**TO BE DONE:** It is required that the lines from the top of the listing through the line with "const peakValues = [11656,29935,25766,41335,4238];" be reproduced exactly, excluding pictures.

--- Begin ---

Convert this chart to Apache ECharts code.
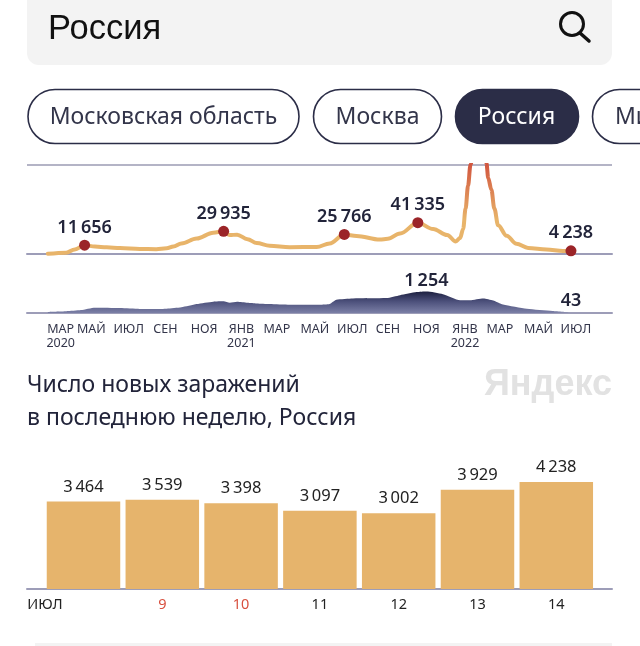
<!DOCTYPE html>
<html>
<head>
<meta charset="utf-8">
<style>
  html, body { margin: 0; padding: 0; background: #fff; }
  #chart { width: 640px; height: 646px; }
</style>
</head>
<body>
<div id="chart"></div>
<script src="https://cdn.jsdelivr.net/npm/echarts@6/dist/echarts.min.js"></script>
<script>
// new cases per day
const caseDates = ["2020-03-12","2020-04-11","2020-04-25","2020-05-11","2020-05-28","2020-06-16","2020-07-08","2020-08-09","2020-09-05","2020-09-22","2020-10-03","2020-10-16","2020-11-10","2020-12-07","2020-12-24","2021-01-03","2021-01-15","2021-02-01","2021-02-16","2021-03-09","2021-04-11","2021-05-25","2021-06-15","2021-07-09","2021-07-29","2021-09-05","2021-09-18","2021-10-08","2021-11-06","2021-12-01","2021-12-24","2022-01-07","2022-01-14","2022-01-19","2022-01-23","2022-01-27","2022-01-31","2022-02-11","2022-02-26","2022-03-01","2022-03-06","2022-03-11","2022-03-17","2022-03-31","2022-04-16","2022-05-05","2022-06-04","2022-07-01","2022-07-14"];
const caseValues = [300,1800,6000,11656,9800,8800,7800,6500,6400,7500,10000,14000,20500,28000,29935,25000,25500,19500,14500,11000,9000,9200,14000,25766,23800,19000,20000,27000,41335,33000,25000,16500,21000,33000,60000,90000,118000,203000,120000,100000,85000,60000,38000,24000,13500,8000,6000,4000,4238];

// labelled peaks on the cases line
const peakDates = ["2020-05-11","2020-12-24","2021-07-09","2021-11-06","2022-07-14"];
const peakValues = [11656,29935,25766,41335,4238];

// deaths per day
const deathDates = ["2020-03-12","2020-04-11","2020-05-05","2020-05-28","2020-07-08","2020-08-09","2020-09-05","2020-09-22","2020-10-16","2020-11-10","2020-12-07","2020-12-24","2021-01-03","2021-01-15","2021-02-01","2021-02-16","2021-03-09","2021-04-11","2021-05-30","2021-06-15","2021-06-26","2021-07-23","2021-09-16","2021-10-08","2021-11-04","2021-11-20","2021-12-17","2022-01-14","2022-01-30","2022-02-21","2022-03-09","2022-03-25","2022-05-03","2022-06-14","2022-07-14"];
const deathValues = [60,100,170,310,290,240,230,250,330,520,660,680,600,660,600,560,520,480,480,520,770,850,870,1040,1220,1254,1100,750,750,850,730,500,250,120,43];
const deathPeakDates = ["2021-11-20","2022-07-14"];
const deathPeakValues = [1254,43];

// month ticks, placed where the labels sit in the picture
const monthTickDates = ["2020-04-02","2020-05-22","2020-07-22","2020-09-20","2020-11-22","2021-01-22","2021-03-21","2021-05-22","2021-07-22","2021-09-18","2021-11-20","2022-01-22","2022-03-20","2022-05-22","2022-07-22"];
const monthTickLabels = ["МАР\n2020","МАЙ","ИЮЛ","СЕН","НОЯ","ЯНВ\n2021","МАР","МАЙ","ИЮЛ","СЕН","НОЯ","ЯНВ\n2022","МАР","МАЙ","ИЮЛ"];

// last week bars
const weekDays = [8,9,10,11,12,13,14];
const weekValues = [3464,3539,3398,3097,3002,3929,4238];
const weekTickValues = [7.51,9,10,11,12,13,14];
const weekTickLabels = ["ИЮЛ","9","10","11","12","13","14"];
const holidayDays = [9,10];

const pillLabels = ["Московская область","Москва","Россия","Ми"];

const axisStart = "2020-02-07";
const axisEnd = "2022-09-19";
const casesMax = 117500;
const deathsMax = 1632;

const FONT = '"Noto Sans", sans-serif';
const INK = "#22243a";
const NAVY = "#2b2d47";
const RULE = "#9d9db8";
const SAND = "#e8b46a";

function formatNum(v) {
    return String(v).replace(/\B(?=(\d{3})+$)/g, "\u2009");
}

function ms(d) {
    return +new Date(d);
}

function zipDates(ds, ys) {
    return ds.map((d, i) => [ms(d), ys[i]]);
}

const tickLabelByTime = {};
monthTickDates.forEach((d, i) => { tickLabelByTime[ms(d)] = monthTickLabels[i]; });

const pills = [
    { x: 28, w: 271, tx: 163.5 },
    { x: 313.5, w: 128, tx: 377.5 },
    { x: 455.5, w: 123, tx: 516.5, active: true },
    { x: 592.5, w: 120, tx: 615, left: true },
];

const graphics = [
    { type: "rect", shape: { x: 27, y: -12, width: 585, height: 77, r: 12 }, style: { fill: "#f3f3f3" } },
    { type: "text", x: 48, y: 29, style: { text: "Россия", font: '34.5px "Liberation Sans", sans-serif', fill: "#111", textVerticalAlign: "middle" } },
    { type: "circle", shape: { cx: 572, cy: 24, r: 11.5 }, style: { fill: "none", stroke: "#111", lineWidth: 3 } },
    { type: "line", shape: { x1: 580, y1: 33, x2: 589, y2: 41 }, style: { stroke: "#111", lineWidth: 3.5, lineCap: "round" } },
    { type: "text", x: 27, y: 385.5, style: { text: "Число новых заражений", font: "23px " + FONT, fill: INK, textVerticalAlign: "middle" } },
    { type: "text", x: 27, y: 418.5, style: { text: "в последнюю неделю, Россия", font: "23px " + FONT, fill: INK, textVerticalAlign: "middle" } },
    { type: "text", x: 612, y: 385, style: { text: "Яндекс", font: 'bold 36px "Liberation Sans", sans-serif', fill: "#e2e2e2", textAlign: "right", textVerticalAlign: "middle" } },
    { type: "rect", shape: { x: 35, y: 643, width: 577, height: 3 }, style: { fill: "#f3f3f3" } },
];

pills.forEach((p, i) => {
    graphics.push({
        type: "rect",
        shape: { x: p.x, y: 89.5, width: p.w, height: 54, r: 27 },
        style: { fill: p.active ? NAVY : "#fff", stroke: NAVY, lineWidth: 1.6 },
    });
    graphics.push({
        type: "text",
        x: p.tx,
        y: 117,
        style: {
            text: pillLabels[i],
            font: "23px " + FONT,
            fill: p.active ? "#fff" : "#33354a",
            textAlign: p.left ? "left" : "center",
            textVerticalAlign: "middle",
        },
    });
});

const peakLabel = {
    show: true,
    position: "top",
    distance: 3,
    color: INK,
    fontFamily: FONT,
    fontSize: 18,
    fontWeight: 600,
    formatter: (p) => formatNum(p.value[1]),
};

const option = {
    animation: false,
    backgroundColor: "#fff",
    graphic: graphics,
    grid: [
        { left: 27, width: 585, top: 165, height: 89 },
        { left: 27, width: 585, top: 285, height: 28 },
        { left: 27, width: 585, top: 482, height: 107 },
    ],
    xAxis: [
        {
            type: "value", gridIndex: 0, min: ms(axisStart), max: ms(axisEnd),
            axisLine: { show: true, lineStyle: { color: RULE, width: 2 } },
            axisTick: { show: false }, axisLabel: { show: false }, splitLine: { show: false },
        },
        {
            type: "value", gridIndex: 1, min: ms(axisStart), max: ms(axisEnd),
            axisLine: { show: true, lineStyle: { color: RULE, width: 2 } },
            axisTick: { show: false }, splitLine: { show: false },
            axisLabel: {
                customValues: monthTickDates.map(ms),
                formatter: (v) => tickLabelByTime[v] || "",
                color: "#33354a", fontFamily: FONT, fontSize: 12.5, lineHeight: 14, margin: 9,
            },
        },
        {
            type: "value", gridIndex: 2, min: 7.283, max: 14.707,
            axisLine: { show: true, lineStyle: { color: RULE, width: 2 } },
            axisTick: { show: false }, splitLine: { show: false },
            axisLabel: {
                customValues: weekTickValues,
                formatter: (v) => weekTickLabels[weekTickValues.indexOf(v)],
                color: (v) => holidayDays.includes(Number(v)) ? "#d8503f" : "#222",
                fontFamily: FONT, fontSize: 14.5, margin: 8,
            },
        },
    ],
    yAxis: [
        {
            type: "value", gridIndex: 0, min: 0, max: casesMax, interval: casesMax,
            axisLine: { show: false }, axisTick: { show: false }, axisLabel: { show: false },
            splitLine: { show: true, lineStyle: { color: "#b4b4c6", width: 2 } },
        },
        {
            type: "value", gridIndex: 1, min: 0, max: deathsMax,
            axisLine: { show: false }, axisTick: { show: false }, axisLabel: { show: false }, splitLine: { show: false },
        },
        {
            type: "value", gridIndex: 2, min: 0, max: Math.max(...weekValues),
            axisLine: { show: false }, axisTick: { show: false }, axisLabel: { show: false }, splitLine: { show: false },
        },
    ],
    visualMap: {
        show: false,
        type: "continuous",
        seriesIndex: 0,
        dimension: 1,
        min: 45000,
        max: 117500,
        inRange: { color: [SAND, "#d2573f"] },
    },
    series: [
        {
            type: "line", xAxisIndex: 0, yAxisIndex: 0,
            data: zipDates(caseDates, caseValues),
            showSymbol: false, smooth: 0.35, smoothMonotone: "x", clip: true,
            lineStyle: { width: 4, cap: "round" },
        },
        {
            type: "scatter", xAxisIndex: 0, yAxisIndex: 0,
            data: zipDates(peakDates, peakValues),
            symbolSize: 11,
            itemStyle: { color: "#9b2428", opacity: 1 },
            label: peakLabel,
            z: 5,
        },
        {
            type: "line", xAxisIndex: 1, yAxisIndex: 1,
            data: zipDates(deathDates, deathValues),
            showSymbol: false, lineStyle: { width: 0 }, smooth: 0.2,
            areaStyle: {
                opacity: 1,
                color: new echarts.graphic.LinearGradient(0, 0, 0, 1, [
                    { offset: 0, color: "#1d2040" },
                    { offset: 0.45, color: "#4b4f7a" },
                    { offset: 1, color: "#7b7fa6" },
                ]),
            },
        },
        {
            type: "scatter", xAxisIndex: 1, yAxisIndex: 1,
            data: zipDates(deathPeakDates, deathPeakValues),
            symbolSize: 0,
            itemStyle: { opacity: 1 },
            label: Object.assign({}, peakLabel, { distance: 2 }),
            z: 5,
        },
        {
            type: "bar", xAxisIndex: 2, yAxisIndex: 2,
            data: weekDays.map((d, i) => [d, weekValues[i]]),
            barWidth: 73.5,
            itemStyle: { color: "#e6b46c" },
            label: {
                show: true, position: "top", distance: 6,
                color: "#222", fontFamily: FONT, fontSize: 16.5,
                formatter: (p) => formatNum(p.value[1]),
            },
        },
    ],
};

const chart = echarts.init(document.getElementById("chart"), null, { renderer: "canvas" });
chart.setOption(option);
</script>
</body>
</html>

--- End ---

**TASK OUTPUT:**
Convert this chart to Apache ECharts code.
<!DOCTYPE html>
<html>
<head>
<meta charset="utf-8">
<style>
  html, body { margin: 0; padding: 0; background: #fff; }
  #chart { width: 640px; height: 646px; }
</style>
</head>
<body>
<div id="chart"></div>
<script src="https://cdn.jsdelivr.net/npm/echarts@6/dist/echarts.min.js"></script>
<script>
// new cases per day
const caseDates = ["2020-03-12","2020-04-11","2020-04-25","2020-05-11","2020-05-28","2020-06-16","2020-07-08","2020-08-09","2020-09-05","2020-09-22","2020-10-03","2020-10-16","2020-11-10","2020-12-07","2020-12-24","2021-01-03","2021-01-15","2021-02-01","2021-02-16","2021-03-09","2021-04-11","2021-05-25","2021-06-15","2021-07-09","2021-07-29","2021-09-05","2021-09-18","2021-10-08","2021-11-06","2021-12-01","2021-12-24","2022-01-07","2022-01-14","2022-01-19","2022-01-23","2022-01-27","2022-01-31","2022-02-11","2022-02-26","2022-03-01","2022-03-06","2022-03-11","2022-03-17","2022-03-31","2022-04-16","2022-05-05","2022-06-04","2022-07-01","2022-07-14"];
const caseValues = [300,1800,6000,11656,9800,8800,7800,6500,6400,7500,10000,14000,20500,28000,29935,25000,25500,19500,14500,11000,9000,9200,14000,25766,23800,19000,20000,27000,41335,33000,25000,16500,21000,33000,60000,90000,118000,203000,120000,100000,85000,60000,38000,24000,13500,8000,6000,4000,4238];

// labelled peaks on the cases line
const peakDates = ["2020-05-11","2020-12-24","2021-07-09","2021-11-06","2022-07-14"];
const peakValues = [11656,29935,25766,41335,4238];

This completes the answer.